**Written task**
Omit all pictures and give the records below again exactly as written.

**Input data**

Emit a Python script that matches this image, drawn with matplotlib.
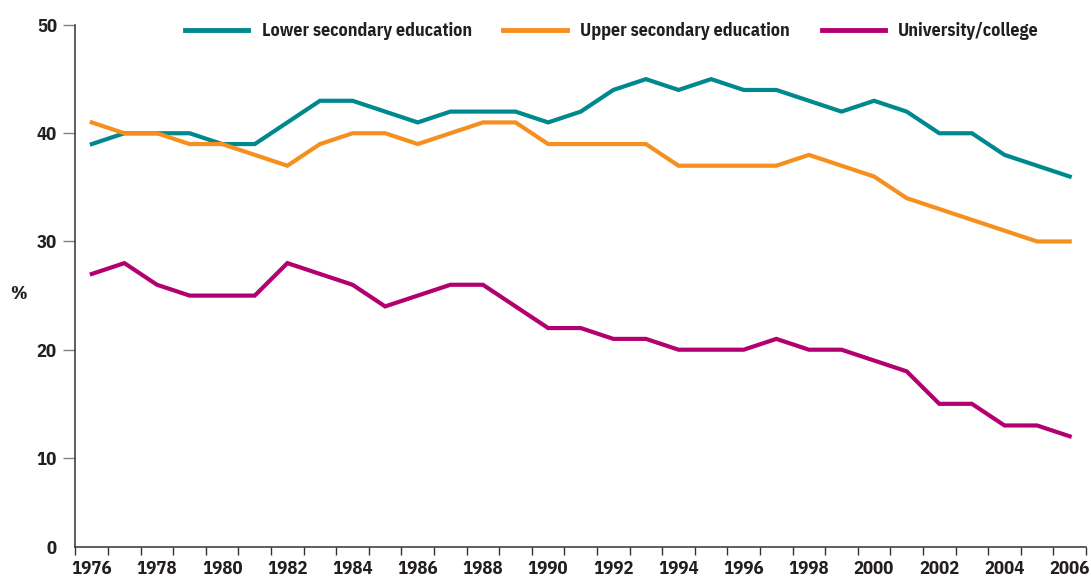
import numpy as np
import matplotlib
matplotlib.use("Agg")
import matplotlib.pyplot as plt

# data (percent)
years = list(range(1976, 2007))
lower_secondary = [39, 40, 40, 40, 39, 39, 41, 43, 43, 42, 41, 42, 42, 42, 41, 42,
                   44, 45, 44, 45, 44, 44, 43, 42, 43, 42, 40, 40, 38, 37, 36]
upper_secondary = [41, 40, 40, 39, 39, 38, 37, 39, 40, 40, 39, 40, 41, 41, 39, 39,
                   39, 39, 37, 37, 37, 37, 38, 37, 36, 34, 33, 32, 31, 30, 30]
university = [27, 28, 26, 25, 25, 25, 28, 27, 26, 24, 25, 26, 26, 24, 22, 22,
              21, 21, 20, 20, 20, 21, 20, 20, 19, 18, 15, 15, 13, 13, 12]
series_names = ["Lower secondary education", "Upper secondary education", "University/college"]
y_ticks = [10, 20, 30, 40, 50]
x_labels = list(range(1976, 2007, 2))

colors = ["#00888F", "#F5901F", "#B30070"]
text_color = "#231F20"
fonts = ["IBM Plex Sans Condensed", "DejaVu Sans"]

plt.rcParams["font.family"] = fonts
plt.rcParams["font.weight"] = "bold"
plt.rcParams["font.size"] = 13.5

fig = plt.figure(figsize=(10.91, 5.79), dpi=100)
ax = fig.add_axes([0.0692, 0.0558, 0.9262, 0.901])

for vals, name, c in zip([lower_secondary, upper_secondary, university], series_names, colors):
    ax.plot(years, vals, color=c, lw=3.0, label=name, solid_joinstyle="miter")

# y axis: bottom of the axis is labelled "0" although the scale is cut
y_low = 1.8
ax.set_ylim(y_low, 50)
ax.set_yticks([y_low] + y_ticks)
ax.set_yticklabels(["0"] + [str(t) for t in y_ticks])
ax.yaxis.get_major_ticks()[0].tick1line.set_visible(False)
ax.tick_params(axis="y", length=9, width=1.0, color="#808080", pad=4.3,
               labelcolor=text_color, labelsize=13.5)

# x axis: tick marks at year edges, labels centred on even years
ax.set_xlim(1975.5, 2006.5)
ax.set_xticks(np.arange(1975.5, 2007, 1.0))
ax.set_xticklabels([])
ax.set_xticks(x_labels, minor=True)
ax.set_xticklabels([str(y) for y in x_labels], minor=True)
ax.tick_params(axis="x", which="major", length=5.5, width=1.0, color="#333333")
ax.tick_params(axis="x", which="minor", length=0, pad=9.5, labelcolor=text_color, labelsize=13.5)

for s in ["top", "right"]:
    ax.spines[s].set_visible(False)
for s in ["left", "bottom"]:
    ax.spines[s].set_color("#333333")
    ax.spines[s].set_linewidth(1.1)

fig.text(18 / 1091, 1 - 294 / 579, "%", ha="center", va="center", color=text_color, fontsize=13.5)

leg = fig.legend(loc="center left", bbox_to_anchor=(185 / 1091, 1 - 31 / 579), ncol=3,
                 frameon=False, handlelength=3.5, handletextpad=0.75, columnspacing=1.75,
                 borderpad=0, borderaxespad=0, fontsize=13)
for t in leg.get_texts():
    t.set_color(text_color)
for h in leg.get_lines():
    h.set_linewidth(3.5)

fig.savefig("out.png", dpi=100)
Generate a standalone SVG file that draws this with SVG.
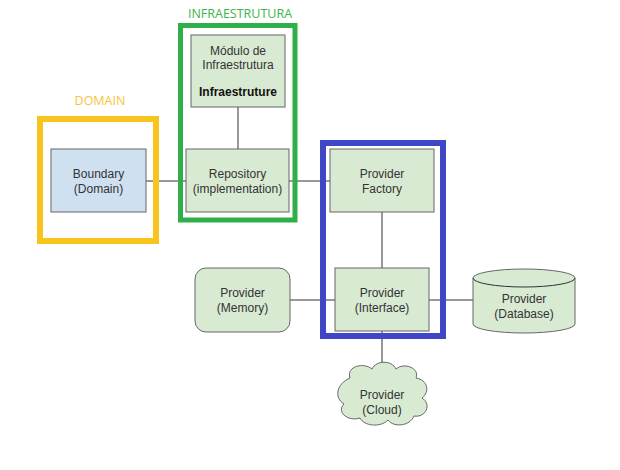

**Exercise result**
Emit a Python script that matches this image, drawn with matplotlib.
import numpy as np
import matplotlib
matplotlib.use("Agg")
import matplotlib.pyplot as plt

# data (percent)
years = list(range(1976, 2007))
lower_secondary = [39, 40, 40, 40, 39, 39, 41, 43, 43, 42, 41, 42, 42, 42, 41, 42,
                   44, 45, 44, 45, 44, 44, 43, 42, 43, 42, 40, 40, 38, 37, 36]
upper_secondary = [41, 40, 40, 39, 39, 38, 37, 39, 40, 40, 39, 40, 41, 41, 39, 39,
                   39, 39, 37, 37, 37, 37, 38, 37, 36, 34, 33, 32, 31, 30, 30]
university = [27, 28, 26, 25, 25, 25, 28, 27, 26, 24, 25, 26, 26, 24, 22, 22,
              21, 21, 20, 20, 20, 21, 20, 20, 19, 18, 15, 15, 13, 13, 12]
series_names = ["Lower secondary education", "Upper secondary education", "University/college"]
y_ticks = [10, 20, 30, 40, 50]
x_labels = list(range(1976, 2007, 2))

colors = ["#00888F", "#F5901F", "#B30070"]
text_color = "#231F20"
fonts = ["IBM Plex Sans Condensed", "DejaVu Sans"]

plt.rcParams["font.family"] = fonts
plt.rcParams["font.weight"] = "bold"
plt.rcParams["font.size"] = 13.5

fig = plt.figure(figsize=(10.91, 5.79), dpi=100)
ax = fig.add_axes([0.0692, 0.0558, 0.9262, 0.901])

for vals, name, c in zip([lower_secondary, upper_secondary, university], series_names, colors):
    ax.plot(years, vals, color=c, lw=3.0, label=name, solid_joinstyle="miter")

# y axis: bottom of the axis is labelled "0" although the scale is cut
y_low = 1.8
ax.set_ylim(y_low, 50)
ax.set_yticks([y_low] + y_ticks)
ax.set_yticklabels(["0"] + [str(t) for t in y_ticks])
ax.yaxis.get_major_ticks()[0].tick1line.set_visible(False)
ax.tick_params(axis="y", length=9, width=1.0, color="#808080", pad=4.3,
               labelcolor=text_color, labelsize=13.5)

# x axis: tick marks at year edges, labels centred on even years
ax.set_xlim(1975.5, 2006.5)
ax.set_xticks(np.arange(1975.5, 2007, 1.0))
ax.set_xticklabels([])
ax.set_xticks(x_labels, minor=True)
ax.set_xticklabels([str(y) for y in x_labels], minor=True)
ax.tick_params(axis="x", which="major", length=5.5, width=1.0, color="#333333")
ax.tick_params(axis="x", which="minor", length=0, pad=9.5, labelcolor=text_color, labelsize=13.5)

for s in ["top", "right"]:
    ax.spines[s].set_visible(False)
for s in ["left", "bottom"]:
    ax.spines[s].set_color("#333333")
    ax.spines[s].set_linewidth(1.1)

fig.text(18 / 1091, 1 - 294 / 579, "%", ha="center", va="center", color=text_color, fontsize=13.5)

leg = fig.legend(loc="center left", bbox_to_anchor=(185 / 1091, 1 - 31 / 579), ncol=3,
                 frameon=False, handlelength=3.5, handletextpad=0.75, columnspacing=1.75,
                 borderpad=0, borderaxespad=0, fontsize=13)
for t in leg.get_texts():
    t.set_color(text_color)
for h in leg.get_lines():
    h.set_linewidth(3.5)

fig.savefig("out.png", dpi=100)
Generate a standalone SVG file that draws this with SVG.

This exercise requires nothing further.